Andrew Fuller’s Response To The “Modern Question”—A Reappraisal Of The Gospel Worthy Of All Acceptation

Gerald L. Priesta

Can and should the gospel of salvation be offered to sinners without distinction? Is unregenerate man under moral obligation to repent of sin and believe in Christ upon hearing the gospel? Is there any sense in which he is able to do so? And is the minister of the gospel obligated to call upon the unregenerate to exercise faith and repentance? These queries collectively constitute the so-called “modern question” of Andrew Fuller’s day, which we can reduce to simply—is faith a duty?1 The question was first raised by the Congregational minister Joseph Hussey (1660–1726) in 1707 with his publication of God’s Operations of Grace: but No Offers of His Grace,2 in which he took the hyper-Calvinist3 position that to offer the gospel indiscriminately would

imply that the natural man had the innate ability to respond to it.
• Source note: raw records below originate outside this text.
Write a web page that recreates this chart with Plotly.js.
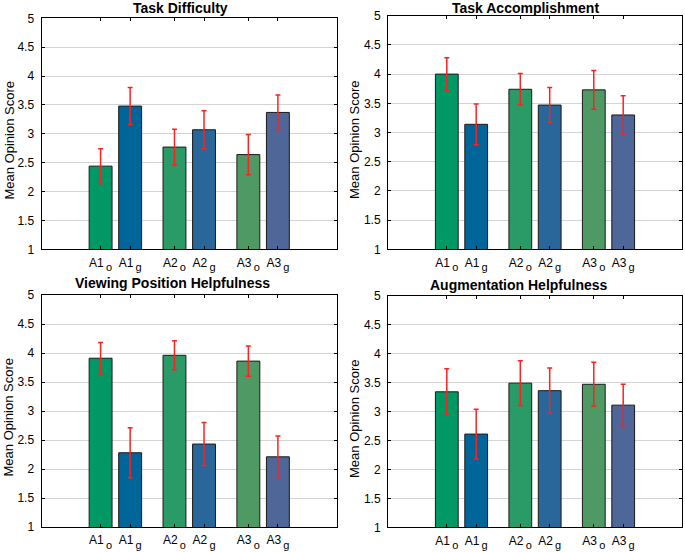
<!DOCTYPE html>
<html>
<head>
<meta charset="utf-8">
<script src="https://cdn.plot.ly/plotly-3.0.1.min.js"></script>
<style>html,body{margin:0;padding:0;background:#fff;}#chart{width:685px;height:552px;}</style>
</head>
<body>
<div id="chart"></div>
<script>
// ---- data ----
var catMain = ["A1", "A1", "A2", "A2", "A3", "A3"];
var catSub  = ["o", "g", "o", "g", "o", "g"];
var panelTitles = ["Task Difficulty", "Task Accomplishment", "Viewing Position Helpfulness", "Augmentation Helpfulness"];
var yTickVals = [1, 1.5, 2, 2.5, 3, 3.5, 4, 4.5, 5];
var yTickText = ["1", "1.5", "2", "2.5", "3", "3.5", "4", "4.5", "5"];

var difficulty       = [2.44, 3.48, 2.77, 3.07, 2.64, 3.37];
var difficultyErr    = [0.30, 0.32, 0.31, 0.33, 0.35, 0.30];
var accomplishment   = [4.00, 3.14, 3.74, 3.47, 3.73, 3.30];
var accomplishmentErr= [0.28, 0.35, 0.27, 0.30, 0.33, 0.33];
var viewing          = [3.91, 2.28, 3.96, 2.43, 3.86, 2.21];
var viewingErr       = [0.27, 0.43, 0.25, 0.37, 0.26, 0.36];
var augmentation     = [3.34, 2.61, 3.49, 3.36, 3.47, 3.11];
var augmentationErr  = [0.40, 0.43, 0.385, 0.39, 0.38, 0.36];

// ---- styling ----
var barColors = ["#009966", "#006699", "#2a9a66", "#296699", "#4f9a64", "#4f6699"];
var groupOf = [1, 1, 2, 2, 3, 3];
var offsetOf = [-0.2, 0.2, -0.2, 0.2, -0.2, 0.2];
var xPos = groupOf.map(function (g, i) { return g + offsetOf[i]; });
var tickText = catMain.map(function (m, i) {
  return '<span style="font-size:12px">' + m + '</span><sub><span style="font-size:11px">\u2009' + catSub[i] + '</span></sub>';
});

var series = [difficulty, accomplishment, viewing, augmentation];
var errors = [difficultyErr, accomplishmentErr, viewingErr, augmentationErr];

var W = 685, H = 552;
// pixel boxes [left, right, top, bottom]
var boxes = [
  [41.5, 337, 18.3, 249.3],
  [388, 682, 15.7, 249.3],
  [41.5, 337, 295, 527],
  [388, 682, 295.7, 527.3]
];
var titlePos = [[180, 8], [525, 8], [172.5, 283], [519, 285]];
var ylabPos = [[8.5, 140], [354, 140], [7.5, 417], [354, 419]];

var FONT = "Liberation Sans, Arial, Helvetica, sans-serif";
var traces = [];
var layout = {
  width: W, height: H,
  margin: {l: 0, r: 0, t: 0, b: 0},
  paper_bgcolor: "#fff", plot_bgcolor: "#fff",
  showlegend: false,
  font: {family: FONT, color: "#000"},
  annotations: []
};

for (var p = 0; p < 4; p++) {
  var sfx = p === 0 ? "" : String(p + 1);
  traces.push({
    type: "bar",
    x: xPos,
    y: series[p],
    width: 0.31,
    base: 0,
    xaxis: "x" + sfx,
    yaxis: "y" + sfx,
    marker: {color: barColors, line: {color: "#1a1a1a", width: 1}},
    error_y: {type: "data", array: errors[p], visible: true, color: "#ff2020", thickness: 1.5, width: 2.5},
    hoverinfo: "skip"
  });
  var b = boxes[p];
  layout["xaxis" + sfx] = {
    domain: [b[0] / W, b[1] / W],
    range: [0, 4],
    anchor: "y" + sfx,
    tickmode: "array",
    tickvals: xPos,
    ticktext: tickText,
    ticks: "inside", ticklen: 3, tickcolor: "#000", tickwidth: 1,
    showline: true, linecolor: "#000", linewidth: 1, mirror: "ticks",
    showgrid: false, zeroline: false,
    ticklabelstandoff: -10,
    tickfont: {family: FONT, size: 22, color: "#000"},
    fixedrange: true
  };
  layout["yaxis" + sfx] = {
    domain: [(H - b[3]) / H, (H - b[2]) / H],
    range: [1, 5],
    anchor: "x" + sfx,
    tickmode: "array",
    tickvals: yTickVals,
    ticktext: yTickText,
    ticks: "inside", ticklen: 3, tickcolor: "#000", tickwidth: 1,
    showline: true, linecolor: "#000", linewidth: 1, mirror: "ticks",
    showgrid: true, gridcolor: "#d4d4d4", gridwidth: 1,
    zeroline: false,
    ticklabelstandoff: 4,
    tickfont: {family: FONT, size: 12, color: "#000"},
    fixedrange: true
  };
  layout.annotations.push({
    xref: "paper", yref: "paper",
    x: titlePos[p][0] / W, y: 1 - titlePos[p][1] / H,
    xanchor: "center", yanchor: "middle",
    text: "<b>" + panelTitles[p] + "</b>",
    showarrow: false,
    font: {family: FONT, size: 14, color: "#000"}
  });
  layout.annotations.push({
    xref: "paper", yref: "paper",
    x: ylabPos[p][0] / W, y: 1 - ylabPos[p][1] / H,
    xanchor: "center", yanchor: "middle",
    text: "Mean Opinion Score",
    textangle: -90,
    showarrow: false,
    font: {family: FONT, size: 13, color: "#000"}
  });
}

Plotly.newPlot("chart", traces, layout, {staticPlot: true, displayModeBar: false});
</script>
</body>
</html>
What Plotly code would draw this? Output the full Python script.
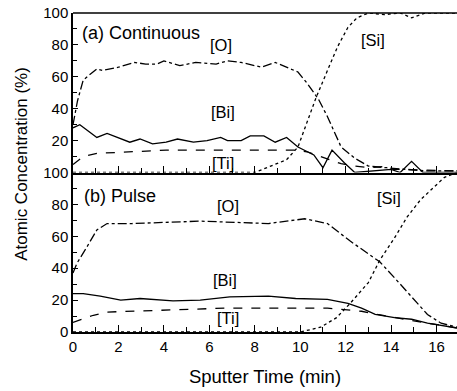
import plotly.graph_objects as go

# ---- (a) Continuous ----
a_o_x = [0, 0.2, 0.45, 1.05, 1.3, 2.0, 2.7, 3.2, 3.7, 4.0, 4.7, 5.4, 6.3, 6.8, 7.4, 8.3, 8.9, 9.9, 10.3, 10.8, 11.2, 11.8, 12.4, 13.0, 13.8, 14.5, 15.5, 16.9]
a_o_y = [30, 45, 58, 65, 64, 66, 69, 68, 68, 70, 67, 69, 68, 70, 69, 66, 69, 63, 56, 46, 35, 16, 9, 4, 3, 2, 1, 1]
a_si_x = [0, 8.0, 8.7, 9.4, 9.9, 10.3, 10.7, 11.2, 11.65, 12.1, 12.5, 13.0, 13.7, 14.4, 14.9, 15.5, 16.9]
a_si_y = [0, 0, 4, 8, 16, 31, 47, 64, 79, 91, 97, 100, 99, 100, 97, 100, 100]
a_bi_x = [0, 0.3, 1.05, 1.5, 2.5, 2.95, 3.5, 4.1, 4.6, 5.3, 5.9, 6.5, 6.8, 7.4, 7.8, 8.4, 8.9, 9.4, 9.9, 10.3, 10.6, 11.0, 11.4, 11.95, 12.4, 14.0, 14.4, 14.9, 15.4, 16.9]
a_bi_y = [28, 30, 22, 24.5, 19, 21, 18, 19, 21, 19, 20, 22, 20, 20, 23, 23, 19, 22, 16, 13, 11, 3, 14, 6, 0, 2, 0, 7, 0, 0]
a_ti_x = [0, 0.45, 1.05, 2.6, 4.1, 6.8, 9.8, 10.3, 10.9, 11.8, 12.4, 13.1, 13.8, 14.1, 16.9]
a_ti_y = [5, 10, 12, 13, 14, 14, 14, 13, 10, 5.5, 4, 3, 4, 2, 1]

# ---- (b) Pulse ----
b_o_x = [0, 0.17, 0.6, 1.05, 1.5, 2.6, 5.6, 6.9, 8.6, 10.2, 11.2, 12.2, 13.0, 13.5, 14.15, 14.9, 15.6, 16.2, 16.9]
b_o_y = [37, 43, 53, 64, 68, 68, 69.5, 69, 68, 71, 68, 57, 49, 44, 34, 22, 11, 5.5, 3]
b_si_x = [0, 10.0, 10.9, 11.6, 12.2, 13.0, 13.5, 14.15, 14.7, 15.3, 15.9, 16.35, 16.9]
b_si_y = [0, 0, 3, 9, 18, 31, 45, 59, 72, 83, 91, 97, 100]
b_bi_x = [0, 0.45, 1.2, 2.1, 2.95, 4.4, 5.6, 6.9, 8.6, 9.8, 11.2, 12.1, 12.7, 13.3, 14.15, 14.9, 15.6, 16.35, 16.9]
b_bi_y = [24, 24, 22.5, 20, 21, 19.5, 20, 22, 22.5, 21, 20.5, 18, 15, 11, 9, 8, 5.5, 4, 2.5]
b_ti_x = [0, 0.9, 1.5, 2.6, 4.1, 5.6, 6.8, 11.2, 12.0, 12.7, 13.4, 14.15, 15.6, 16.35, 16.9]
b_ti_y = [6, 10.5, 12.5, 13, 14, 14.5, 15, 15, 14, 13, 11, 9, 5.5, 4, 2.5]

x_ticks = [0, 2, 4, 6, 8, 10, 12, 14, 16]
top_y_ticks = [20, 40, 60, 80, 100]
bot_y_ticks = [0, 20, 40, 60, 80, 100]

FONT = "Liberation Sans, Arial, sans-serif"
fig = go.Figure()

def add(x, y, dash, xa, ya):
    fig.add_trace(go.Scatter(x=x, y=y, mode="lines", xaxis=xa, yaxis=ya,
                             line=dict(color="black", width=1.3, dash=dash),
                             showlegend=False, hoverinfo="skip"))

add(a_o_x, a_o_y, "dashdot", "x2", "y2")
add(a_si_x, a_si_y, "dot", "x2", "y2")
add(a_bi_x, a_bi_y, "solid", "x2", "y2")
add(a_ti_x, a_ti_y, "dash", "x2", "y2")
add(b_o_x, b_o_y, "dashdot", "x", "y")
add(b_si_x, b_si_y, "dot", "x", "y")
add(b_bi_x, b_bi_y, "solid", "x", "y")
add(b_ti_x, b_ti_y, "dash", "x", "y")

xcommon = dict(range=[0, 16.9], showline=True, linecolor="black", linewidth=1.5,
               ticks="inside", ticklen=7, tickcolor="black", tickvals=x_ticks,
               showgrid=False, zeroline=False,
               minor=dict(ticks="inside", ticklen=5, dtick=1, tickcolor="black"),
               tickfont=dict(family=FONT, size=15, color="black"))
ycommon = dict(range=[0, 100], showline=True, linecolor="black", linewidth=1.5,
               ticks="inside", ticklen=5, tickcolor="black", showgrid=False, zeroline=False,
               minor=dict(ticks="inside", ticklen=4, dtick=10, tickcolor="black"),
               tickfont=dict(family=FONT, size=15, color="black"))

fig.update_layout(
    width=457, height=391,
    margin=dict(l=73, r=0, t=13, b=59),
    paper_bgcolor="white", plot_bgcolor="white",
    xaxis=dict(**xcommon, anchor="y",
               title=dict(text="Sputter Time (min)", font=dict(family=FONT, size=18.5, color="black"), standoff=16)),
    xaxis2=dict(**xcommon, anchor="y2", matches="x", showticklabels=False),
    yaxis=dict(**ycommon, domain=[0, 0.5], anchor="x", tickvals=bot_y_ticks),
    yaxis2=dict(**ycommon, domain=[0.5, 1], anchor="x2", tickvals=top_y_ticks, mirror=False),
    font=dict(family=FONT, color="black"),
)
# top border line of top panel
fig.add_shape(type="line", xref="x2 domain", yref="y2 domain", x0=0, x1=1, y0=1, y1=1,
              line=dict(color="black", width=1.5))

fig.add_annotation(text="Atomic Concentration (%)", xref="paper", yref="paper",
                   x=-0.133, y=0.527, xanchor="center", yanchor="middle", textangle=-90,
                   showarrow=False, font=dict(family=FONT, size=17, color="black"))

labels = [
    ("(a) Continuous", 0.3, 87.4, "left", "x2", "y2"),
    ("[O]", 6.5, 80, "center", "x2", "y2"),
    ("[Bi]", 6.6, 38, "center", "x2", "y2"),
    ("[Ti]", 6.6, 6, "center", "x2", "y2"),
    ("[Si]", 13.2, 83, "center", "x2", "y2"),
    ("(b) Pulse", 0.4, 85, "left", "x", "y"),
    ("[O]", 6.8, 79, "center", "x", "y"),
    ("[Bi]", 6.7, 32.5, "center", "x", "y"),
    ("[Ti]", 6.8, 9, "center", "x", "y"),
    ("[Si]", 13.9, 84, "center", "x", "y"),
]
for t, x, y, anc, xr, yr in labels:
    fig.add_annotation(text=t, x=x, y=y, xref=xr, yref=yr, xanchor=anc, yanchor="middle",
                       showarrow=False, font=dict(family=FONT, size=18 if t.startswith("(") else 16.5, color="black"))

fig.write_html("out.html")
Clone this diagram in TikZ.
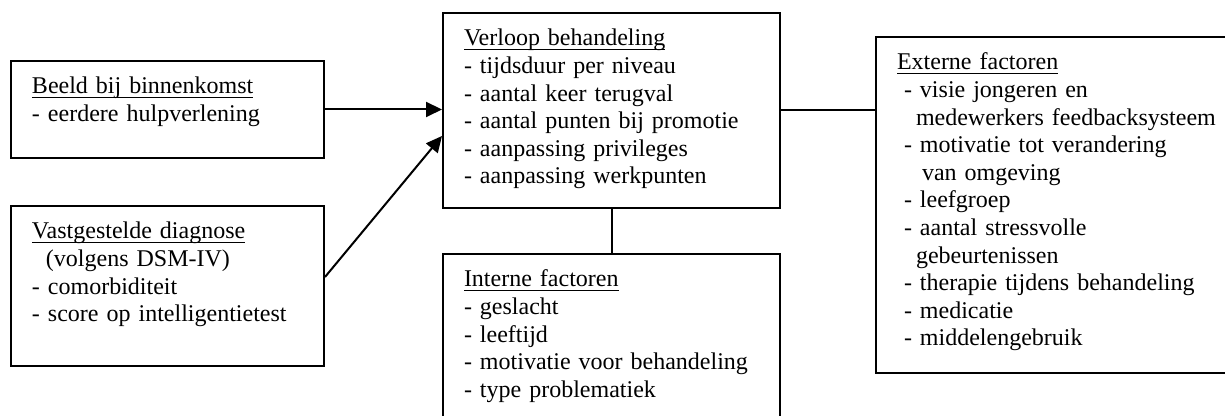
\documentclass[tikz,border=0pt]{standalone}
\usepackage{fontspec}
\setmainfont{Liberation Serif}
\usetikzlibrary{arrows.meta}
% underlined heading, rule close under the baseline
\newcommand\kop[1]{\leavevmode\setbox0=\hbox{#1}\rlap{\rule[-2.1pt]{\wd0}{0.8pt}}\box0}

\begin{document}
\begin{tikzpicture}[x=0.5pt,y=0.5pt,
  every node/.style={font=\fontsize{12pt}{13.8pt}\selectfont},
  vak/.style={draw,line width=1pt,anchor=north west,align=left,
    inner xsep=10.5pt,inner ysep=8pt,text height=8.5pt},
  pijl/.style={-{Triangle[length=8pt,width=7.5pt]},line width=1pt}]
  \clip (0,0) rectangle (1225,416);

  % left column: what is known at intake
  \node[vak,text width=135.5pt,text depth=24pt] (beeld) at (10,356)
    {\kop{Beeld bij binnenkomst}\\- eerdere hulpverlening};
  \node[vak,text width=135.5pt,text depth=55.5pt] (diagnose) at (10,211)
    {\kop{Vastgestelde diagnose}\\\hspace*{7pt}(volgens DSM-IV)\\- comorbiditeit\\- score op intelligentietest};

  % middle column
  \node[vak,text width=147.5pt,text depth=73pt] (verloop) at (442,404)
    {\kop{Verloop behandeling}\\- tijdsduur per niveau\\- aantal keer terugval\\- aantal punten bij promotie\\- aanpassing privileges\\- aanpassing werkpunten};
  \node[vak,text width=147.5pt,text depth=67pt] (intern) at (442,163)
    {\kop{Interne factoren}\\- geslacht\\- leeftijd\\- motivatie voor behandeling\\- type problematiek};

  % right column
  \node[vak,text width=161.5pt,text depth=143.5pt] (extern) at (875,380)
    {\kop{Externe factoren}\\
     \hspace*{3.5pt}- visie jongeren en\\
     \hspace*{9.5pt}medewerkers feedbacksysteem\\
     \hspace*{3.5pt}- motivatie tot verandering\\
     \hspace*{12.5pt}van omgeving\\
     \hspace*{3.5pt}- leefgroep\\
     \hspace*{3.5pt}- aantal stressvolle\\
     \hspace*{9.5pt}gebeurtenissen\\
     \hspace*{3.5pt}- therapie tijdens behandeling\\
     \hspace*{3.5pt}- medicatie\\
     \hspace*{3.5pt}- middelengebruik};

  \draw[pijl] (beeld.east) -- (beeld.east -| verloop.west);
  \draw[pijl] ([yshift=4.5pt]diagnose.east) -- ([yshift=-12.75pt]verloop.west);
  \draw[line width=1pt] (verloop.east) -- (verloop.east -| extern.west);
  \draw[line width=1pt] (verloop.south) -- (intern.north);
\end{tikzpicture}
\end{document}
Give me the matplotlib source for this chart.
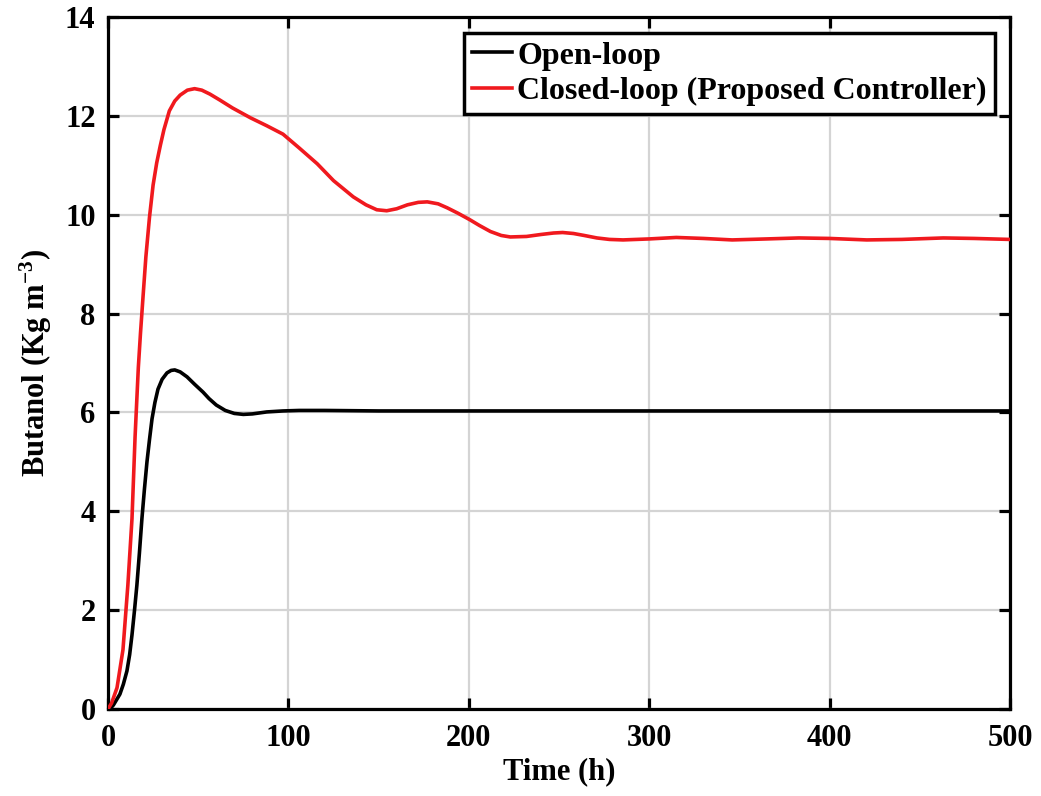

Hussey admitted that, as far as he was able to determine, no authorities had raised the question before, but he felt constrained to do so in the face of Arminianism4 and its rationalist counterparts, Deism and Socinianism. All of these humanistic systems, Hussey believed, were a major threat to the doctrines of grace. The following quote from Hussy’s work reflects the high Calvinism that prompted an evangelical response from more moderate Particular Baptists, such as Andrew Fuller (1754–1815):5

By offers of grace, tenders and proffers of salvation, it is evident, men do thereby imply that free grace and full salvation is [sic] propounded, tendered, and offered to all sinners within the sound [of the gospel]… Is not this a piece of robbery against the Holy Spirit?…does not the plea confine the operation of the Holy Spirit to common and eternal workings? Wherein does your plea give Jehovah the Spirit His due honour in the internal and mighty workings

of His grace on sinner’s hearts, that sinners may believe, repent, and be saved?6

The main problem of the gospel’s indiscriminate offer for Hussey is that it failed to consider the imputation of Christ’s righteousness to the elect, who alone could respond in faith: “The Spirit will not, and cannot honourably work without the imputation ...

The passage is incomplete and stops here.